Didier Hamey est un chasseur-cueilleur, un glaneur-voyageur qui ramasse et amasse, çà et là, des images bribes du monde forestier, champignons, glands, pignes de pins comme lambeaux d’écorce ou myriade de brindilles et de feuilles, un matériau unique pour peindre le portrait des drôles d’habitants de la sylve primaire. Un fantastique petit peuple de la faune végétale nichant entre humus et canopée, dans l’ombre de la lumière.
Son travail ? Glaner, tel un shaman, des morceaux de forêt, des images oubliées comme des bouts de mots murmurés, des bruits miettes de sons étouffés, morphèmes et phonèmes dont l’assemblage syntaxique par la taille-fine va graver une novlangue faite de mots-choses, et dépeindre des dieux-objets que le chasseur intrépide a pu approcher seulement au prix de devenir lui même végétal, se fondant comme par magie derrière les arbres pour les observer avec la rigueur d’un entomologiste.
« Que de fois aux dernières lueurs du soir, ne m’arrive-t-il pas de le rencontrer lorsque, faisant la chasse aux idées, j’erre au hasard dans le jardin ! Quelque chose fuit, roule en culbutes devant mes pas. Est ce une feuille morte déplacée par le vent ? Non, c’est le mignon Crapaud que je viens de troubler dans son pèlerinage. » Comment ne pas penser à cette phrase de Jean-Henri Fabre, le poète scientifique, l’entomologiste du roman de la nature en voyant les animaux-végétaux de notre chasseur-cueilleur ?
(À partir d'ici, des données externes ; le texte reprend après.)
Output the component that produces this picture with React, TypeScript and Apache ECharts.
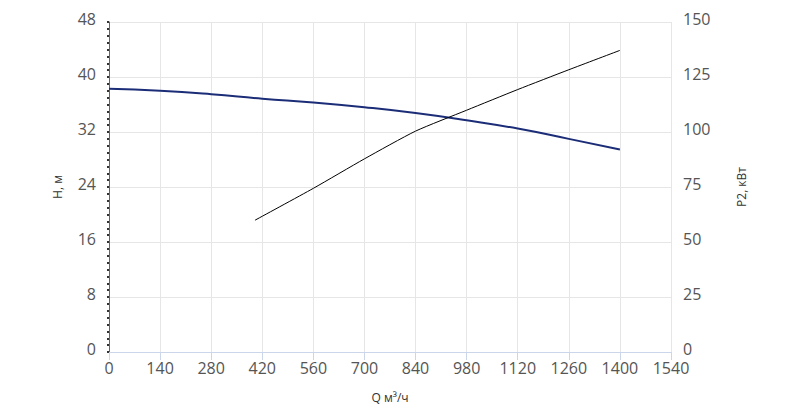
import React, { useEffect, useRef } from "react";
import * as echarts from "echarts";

const qTicks = [0, 140, 280, 420, 560, 700, 840, 980, 1120, 1260, 1400, 1540];
const headQ = [0, 140, 280, 420, 560, 700, 840, 980, 1120, 1260, 1400];
const headH = [38.3, 38.0, 37.5, 36.85, 36.3, 35.6, 34.75, 33.7, 32.5, 31.0, 29.45];
const powerQ = [400, 560, 700, 840, 980, 1120, 1260, 1400];
const powerP = [59.9, 74.4, 87.8, 100.4, 109.9, 119.3, 128.3, 137.1];

const FONT = "Open Sans";

export default function App() {
  const ref = useRef<HTMLDivElement>(null);
  useEffect(() => {
    document.body.style.margin = "0";
    const chart = echarts.init(ref.current!, null, { renderer: "svg" });
    chart.setOption({
      animation: false,
      textStyle: { fontFamily: FONT },
      grid: { left: 109, right: 129, top: 22, bottom: 56, containLabel: false, outerBoundsMode: "none" },
      xAxis: {
        type: "value",
        min: qTicks[0],
        max: qTicks[qTicks.length - 1],
        interval: 140,
        name: "Q м³/ч",
        nameLocation: "middle",
        nameGap: 39,
        nameTextStyle: { fontFamily: FONT, fontSize: 12, color: "#333" },
        axisLine: { show: true, lineStyle: { color: "#ccd6eb", width: 1 } },
        axisTick: { show: true, length: 8, lineStyle: { color: "#ccd6eb" } },
        axisLabel: { fontFamily: FONT, fontSize: 16, color: "#555", margin: 8, formatter: (v: number) => String(v) },
        splitLine: { show: true, lineStyle: { color: "#e6e6e6" } },
      },
      yAxis: [
        {
          type: "value",
          min: 0,
          max: 48,
          interval: 8,
          position: "left",
          name: "H, м",
          nameLocation: "middle",
          nameRotate: 90,
          nameGap: 46,
          nameTextStyle: { fontFamily: FONT, fontSize: 12, color: "#333" },
          axisLine: { show: true, lineStyle: { color: "#666", width: 1 } },
          axisTick: { show: true, length: 2, lineStyle: { color: "#333", width: 2 } },
          minorTick: { show: true, splitNumber: 8, length: 2, lineStyle: { color: "#333", width: 2 } },
          axisLabel: { fontFamily: FONT, fontSize: 16, color: "#555", margin: 13, verticalAlign: "bottom", lineHeight: 6, formatter: (v: number) => String(v) },
          splitLine: { show: true, lineStyle: { color: "#e6e6e6" } },
        },
        {
          type: "value",
          min: 0,
          max: 150,
          interval: 25,
          position: "right",
          name: "P2, кВт",
          nameLocation: "middle",
          nameRotate: 90,
          nameGap: 64,
          nameTextStyle: { fontFamily: FONT, fontSize: 12, color: "#333" },
          axisLine: { show: false },
          axisTick: { show: false },
          axisLabel: { fontFamily: FONT, fontSize: 16, color: "#555", margin: 12, verticalAlign: "bottom", lineHeight: 6, formatter: (v: number) => String(v) },
          splitLine: { show: false },
        },
      ],
      series: [
        {
          type: "line",
          yAxisIndex: 0,
          data: headQ.map((q, i) => [q, headH[i]]),
          smooth: true,
          showSymbol: false,
          lineStyle: { color: "#1c2d78", width: 2 },
        },
        {
          type: "line",
          yAxisIndex: 1,
          data: powerQ.map((q, i) => [q, powerP[i]]),
          smooth: 0.2,
          showSymbol: false,
          lineStyle: { color: "#000", width: 1 },
        },
      ],
    });
    return () => chart.dispose();
  }, []);
  return <div ref={ref} style={{ width: 800, height: 408 }} />;
}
Ces « personnages « sont comme des arcanes d’un jeu de tarot, figés vivants dans leur posture carnavalesque, rappelant que, dans le monde entier, le rite annuel des fêtes païennes n’a pour but que de renouveler le contrat social qui lie la nature et la culture, l’Homme et le « Sauvage ». En témoigne, de Sibérie au Pays basque en passant par la Suisse ou la Sardaigne, ces « Wilder Men » magnifiés par le travail du photographe Charles Fréger.
Ce sont eux qui, à la proximité des grandes forêts basques, on éveillé le projet de Didier Hamey pour sa résidence d’artistes à la Casa de Velázquez
à Madrid. Une drôle d’équipée en compagnie d’un Henri Michaux décrivant méthodiquement les barbares tribus imaginaires rencontrées lors de son « Voyage en Grande Garabagne » et d’un Miro griffonnant continuellement, au rythme de ses déplacements et des associations d’idées, ses personnages magiques entre les spirales de ses merveilleux « Carnets Catalans ».
Originaire de Dunkerque, clone fantôme d’un Charleville-Mezières pour ce Rimbaud des rimes forestières, notre pensionnaire de la Casa de Velázquez voulait entreprendre de grands formats d’icones sauvages mais cela aurait été un labeur trop long pour une simple année de résidence. Il choisit donc un petit format pour cette trentaine d’images. Comme il le dit lui même, il décide d’entreprendre » un abécédaire, un vocabulaire », un inventaire subjectif des peuplades inconnues de la forêt, des figures qui vont devenir, griffées par la taille-fine de la gravure, comme des dessins mescaliniens de Michaux. La violence du noir de l’encre renforçant la sensibilité expressionniste de l’artiste. A proximité du brut de l’art. Shamanisme toujours.
Charmants ou affreux ? Ces hommes sauvages, ces hommes des bois sont vivants mais, contrairement à Itard, ils n’ont pas été élevés par les loups mais par les arbres. Ils sont là pour rappeler la vaillance de notre imaginaire qui puise depuis notre enfance dans les aventures des personnages de contes. Dans ceux de Grimm, par exemple, les forêts sont toujours primordiales, il s’agit d’un monde à l’intérieur du monde, asocial, sans règle et même asexué dans lequel les personnages se perdent, rencontrent des créatures extraordinaires, subissent des sortilèges et affrontent leur destin.
Déjà, dans un exposé général sur les qualités des arbres, Pline l’Ancien affirmait lui que jadis les forêts servaient de temples aux divinités ; avant de résider dans des sanctuaires construits de main d’homme, c’est dans les forêts que les dieux habitaient. Et les personnages fantastiques de Didier Hamey nous remémorent qu’ils sont toujours vivants et surtout qu’ils n’ont pas changé de domicile.
Jean-Jacques Mandel. Paris. Mai 2017.